In Scotland, birthplace of Adam Smith, the fiscal fog is just as thick. Johann Lamont opposed the SNP’s surcharge on supermarkets, presumably because she worried that Tesco wouldn’t be able to afford another corporate jet. John Swinney scrapped said surcharge just before the referendum, presumably to curry favour with the business community – which promptly bit the hand trying to feed it. I detect a whiff of opportunism all round.

On the radical Left, the answers so far are less than satisfying. The effervescent Robin McAlpine (of Common Weal) proposes a wealth tax on the London super-rich, to eliminate the UK national debt and with it the need for austerity. He wants to forge an anti-Labour electoral alliance (including the SNP) aimed at winning 30 Scottish seats at the general election, and holding the balance of power in a hung Westminster. Intoxicating as this vision is, raising £1.4 trillion from a confiscatory wealth tax is a mite utopian, even if kleptomaniac oligarchs deserve it.

Where I agree with Robin is that any new political economy requires a shift away from debt finance and the introduction of some kind of wealth tax. There is now a surfeit of capital in the global banking system – a quarter of world Gross Domestic Product and rising – much of it there because central banks are printing money. With more capital than industry to invest in, this glut of cash ends up in speculation and dangerous asset bubbles. The result will be another financial crash unless we tax away this excess capital and put it to social use. (A wealth tax will kill investment? Ask the wily Dutch, who have a very successful one.)
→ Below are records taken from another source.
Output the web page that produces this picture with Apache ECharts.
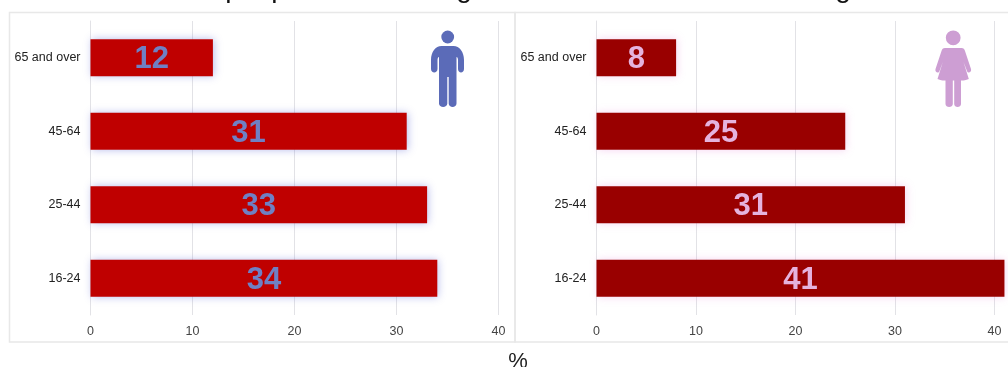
<!DOCTYPE html>
<html>
<head>
<meta charset="utf-8">
<style>html,body{margin:0;padding:0;background:#fff}#c{width:1008px;height:367px}</style>
<script src="https://cdn.jsdelivr.net/npm/echarts@6/dist/echarts.min.js"></script>
</head>
<body>
<div id="c"></div>
<script>
// Age bands, listed bottom to top
const ageBands = ['16-24', '25-44', '45-64', '65 and over'];
const menPercent = [34, 33, 31, 12];
const womenPercent = [41, 31, 25, 8];
const percentTicks = { min: 0, max: 40, interval: 10 };
const unitLabel = '%';

const FONT = '"Liberation Sans", Arial, sans-serif';
const MAN_ICON = 'M441.5 46L453.5 46C459.5 46 464 52 464 60L464 69C464 73.5 458 73.5 458 69L458 60C458 58.5 457.5 57 456.500 57L456.500 103.5C456.500 108 448.7 108 448.7 103.5L448.7 77L447.3 77L447.3 103.5C447.3 108 439 108 439 103.5L439 57C438 57 437.5 58.5 437.5 60L437.5 69C437.5 73.5 431 73.5 431 69L431 60C431 52 435.5 46 441.5 46Z';
const WOMAN_ICON = 'M945 48L961.500 48C963.5 48 964.5 49 965 51L971 69C972 72 968 74 967 71L963.5 62L968.800 79C964 81 962 80.5 961 80.5L961 104C961 108 954.2 108 954.2 104L954.2 80.5L952.800 80.5L952.800 104C952.800 108 945.500 108 945.500 104L945.500 80.5C944 80.5 942 81 937.5 79L942.800 62L939.5 71C938.5 74 934.5 72 935.5 69L941.5 51C942 49 943 48 945 48Z';
echarts.graphic.registerShape('manIcon', echarts.graphic.extendPath(MAN_ICON, {}));
echarts.graphic.registerShape('womanIcon', echarts.graphic.extendPath(WOMAN_ICON, {}));

function panelAxes(gridIndex) {
  return {
    x: {
      gridIndex, type: 'value', ...percentTicks,
      axisLine: { show: false }, axisTick: { show: false },
      axisLabel: { color: '#444', fontFamily: FONT, fontSize: 12.5, margin: 10 },
      splitLine: { lineStyle: { color: '#e2e2e6', width: 1 } }
    },
    y: {
      gridIndex, type: 'category', data: ageBands,
      axisLine: { show: true, lineStyle: { color: '#e2e2e6' } }, axisTick: { show: false },
      axisLabel: { color: '#222', fontFamily: FONT, fontSize: 12.5, margin: 10, padding: [2, 0, 0, 0] }
    }
  };
}

function barSeries(index, name, values, barColor, glow, labelColor) {
  return {
    type: 'bar', name, xAxisIndex: index, yAxisIndex: index, data: values,
    barWidth: 37, clip: false,
    itemStyle: { color: barColor, shadowColor: glow, shadowBlur: 8, shadowOffsetX: 1, shadowOffsetY: 0 },
    label: {
      show: true, position: 'inside', offset: [0, 2], color: labelColor,
      fontFamily: FONT, fontWeight: 'bold', fontSize: 31
    },
    emphasis: { disabled: true }, silent: true, animation: false
  };
}

const left = panelAxes(0), right = panelAxes(1);
const panelLine = { stroke: '#e8e8e8', lineWidth: 1.5, fill: null };

// Tails of the heading's letters along the top edge
const headingTails = [['p', 233], ['p', 279], ['g', 464], ['g', 843]];

const chart = echarts.init(document.getElementById('c'), null, { renderer: 'canvas' });
chart.setOption({
  animation: false,
  backgroundColor: '#fff',
  grid: [
    { left: 90.5, top: 21, width: 408, height: 294 },
    { left: 596.5, top: 21, width: 398, height: 294 }
  ],
  xAxis: [left.x, right.x],
  yAxis: [left.y, right.y],
  series: [
    barSeries(0, 'Men', menPercent, '#bf0000', 'rgba(80,90,210,0.4)', '#6f80c4'),
    barSeries(1, 'Women', womenPercent, '#990000', 'rgba(225,130,215,0.35)', '#e5b3de')
  ],
  graphic: [
    { type: 'rect', z: -1, shape: { x: 9.5, y: 12.5, width: 505.5, height: 329.5 }, style: panelLine },
    { type: 'rect', z: -1, shape: { x: 515, y: 12.5, width: 500, height: 329.5 }, style: panelLine },
    { type: 'circle', shape: { cx: 447.7, cy: 37, r: 6.4 }, style: { fill: '#5b6bb8' } },
    { type: 'manIcon', style: { fill: '#5b6bb8' } },
    { type: 'circle', shape: { cx: 953.2, cy: 37.8, r: 7.4 }, style: { fill: '#cd9ed3' } },
    { type: 'womanIcon', style: { fill: '#cd9ed3' } },
    { type: 'text', style: { text: unitLabel, x: 518, y: 351, align: 'center', verticalAlign: 'top', fontFamily: FONT, fontSize: 22, fill: '#222' } },
    ...headingTails.map(([letter, x]) => ({
      type: 'text',
      style: { text: letter, x, y: 3, align: 'center', verticalAlign: 'bottom', fontFamily: FONT, fontSize: 28, fill: '#111' }
    }))
  ]
});
</script>
</body>
</html>
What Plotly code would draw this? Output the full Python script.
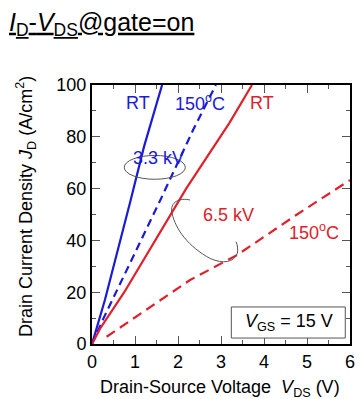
import plotly.graph_objects as go

# I_D - V_DS characteristics with the gate on (V_GS = 15 V)
v_33_rt = [0.0, 0.30, 0.90, 1.21, 1.63]
j_33_rt = [0.0, 17.0, 55.6, 76.2, 100.0]

v_33_hot = [0.0, 0.27, 1.59, 2.35, 2.88]
j_33_hot = [0.0, 10.0, 55.6, 82.6, 100.0]

v_65_rt = [0.0, 0.19, 0.75, 1.46, 1.88, 2.19, 3.20, 3.72]
j_65_rt = [0.0, 6.0, 20.0, 40.0, 51.7, 60.0, 85.5, 100.0]

v_65_hot = [0.34, 1.0, 2.28, 3.38, 4.75, 6.0]
j_65_hot = [2.8, 10.3, 24.7, 34.4, 49.8, 63.3]

x_ticks = [0, 1, 2, 3, 4, 5, 6]
y_ticks = [0, 20, 40, 60, 80, 100]

BLUE = "#1a1ad8"
RED = "#e0202a"
FONT = "Arial, Liberation Sans, sans-serif"

fig = go.Figure()
fig.add_trace(go.Scatter(x=v_33_rt, y=j_33_rt, mode="lines",
                         line=dict(color=BLUE, width=2.2)))
fig.add_trace(go.Scatter(x=v_33_hot, y=j_33_hot, mode="lines",
                         line=dict(color=BLUE, width=2.2, dash="8px,5px")))
fig.add_trace(go.Scatter(x=v_65_rt, y=j_65_rt, mode="lines",
                         line=dict(color=RED, width=2.2)))
fig.add_trace(go.Scatter(x=v_65_hot, y=j_65_hot, mode="lines",
                         line=dict(color=RED, width=2.2, dash="10px,6px")))

axis_common = dict(
    showline=True, linecolor="black", linewidth=2, mirror="allticks",
    ticks="inside", ticklen=8, tickwidth=1, tickcolor="#555",
    showgrid=False, zeroline=False,
    tickfont=dict(family=FONT, size=18, color="black"),
)
fig.update_xaxes(range=[0, 6], tickvals=x_ticks,
                 minor=dict(dtick=0.5, ticks="inside", ticklen=4, tickcolor="#555"),
                 **axis_common)
fig.update_yaxes(range=[0, 100], tickvals=y_ticks,
                 minor=dict(dtick=10, ticks="inside", ticklen=4, tickcolor="#555"),
                 **axis_common)

# grouping marks for the two voltage ratings
fig.add_shape(type="circle", xref="x", yref="y",
              x0=0.75, x1=2.17, y0=63.6, y1=72.8,
              line=dict(color="#555", width=1))
fig.add_shape(type="path", xref="x", yref="y",
              path="M 2.28 55.6 C 2.05 56.5 1.80 55.0 1.86 50.5 "
                   "C 1.95 44.0 2.25 37.5 2.75 33.0 "
                   "C 3.05 30.8 3.30 31.5 3.38 35.0 "
                   "C 3.40 36.5 3.38 38.5 3.35 39.5",
              line=dict(color="#555", width=1))

# V_GS box
fig.add_shape(type="rect", xref="x", yref="y",
              x0=3.24, x1=5.89, y0=2.3, y1=14.3,
              line=dict(color="#555", width=1), fillcolor="white")

labels = [
    ("RT", 1.06, 93.0, BLUE),
    ("150<sup>o</sup>C", 2.50, 93.2, BLUE),
    ("RT", 3.95, 93.0, RED),
    ("3.3 kV", 1.55, 72.0, BLUE),
    ("6.5 kV", 3.18, 49.8, RED),
    ("150<sup>o</sup>C", 5.16, 43.6, RED),
    ("<i>V</i><sub>GS</sub> = 15 V", 4.57, 8.3, "black"),
]
for text, x, y, color in labels:
    fig.add_annotation(x=x, y=y, xref="x", yref="y", text=text, showarrow=False,
                       font=dict(family=FONT, size=18, color=color),
                       xanchor="center", yanchor="middle")

fig.add_annotation(xref="paper", yref="paper", x=-0.255, y=0.53,
                   text="Drain Current Density <i>J</i><sub>D</sub> (A/cm<sup>2</sup>)",
                   textangle=-90, showarrow=False,
                   font=dict(family=FONT, size=18, color="black"),
                   xanchor="center", yanchor="middle")
fig.add_annotation(xref="paper", yref="paper", x=0.496, y=-0.17,
                   text="Drain-Source Voltage  <i>V</i><sub>DS</sub> (V)",
                   showarrow=False,
                   font=dict(family=FONT, size=18, color="black"),
                   xanchor="center", yanchor="middle")

fig.update_layout(
    width=363, height=399,
    margin=dict(l=92, r=8, t=85, b=55),
    paper_bgcolor="white", plot_bgcolor="white",
    showlegend=False,
    title=dict(text="<u><i>I</i><sub>D</sub>-<i>V</i><sub>DS</sub>@gate=on</u>",
               x=9 / 363, xanchor="left", xref="container",
               y=1 - 22 / 399, yanchor="middle", yref="container",
               font=dict(family=FONT, size=25, color="black")),
)

fig.write_html("out.html")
The neo-liberal experiment may be over but this does not let the Left off the hook. Habitually, governments of the Left have failed to address the issues of maintaining economic efficiency and protecting freedom from bureaucratic interference. The Left is going to have to learn that consumer choice in free markets is not the same as domination of investment by greedy finance capital. If so, Home Rule Scotland could prove an interesting fiscal laboratory.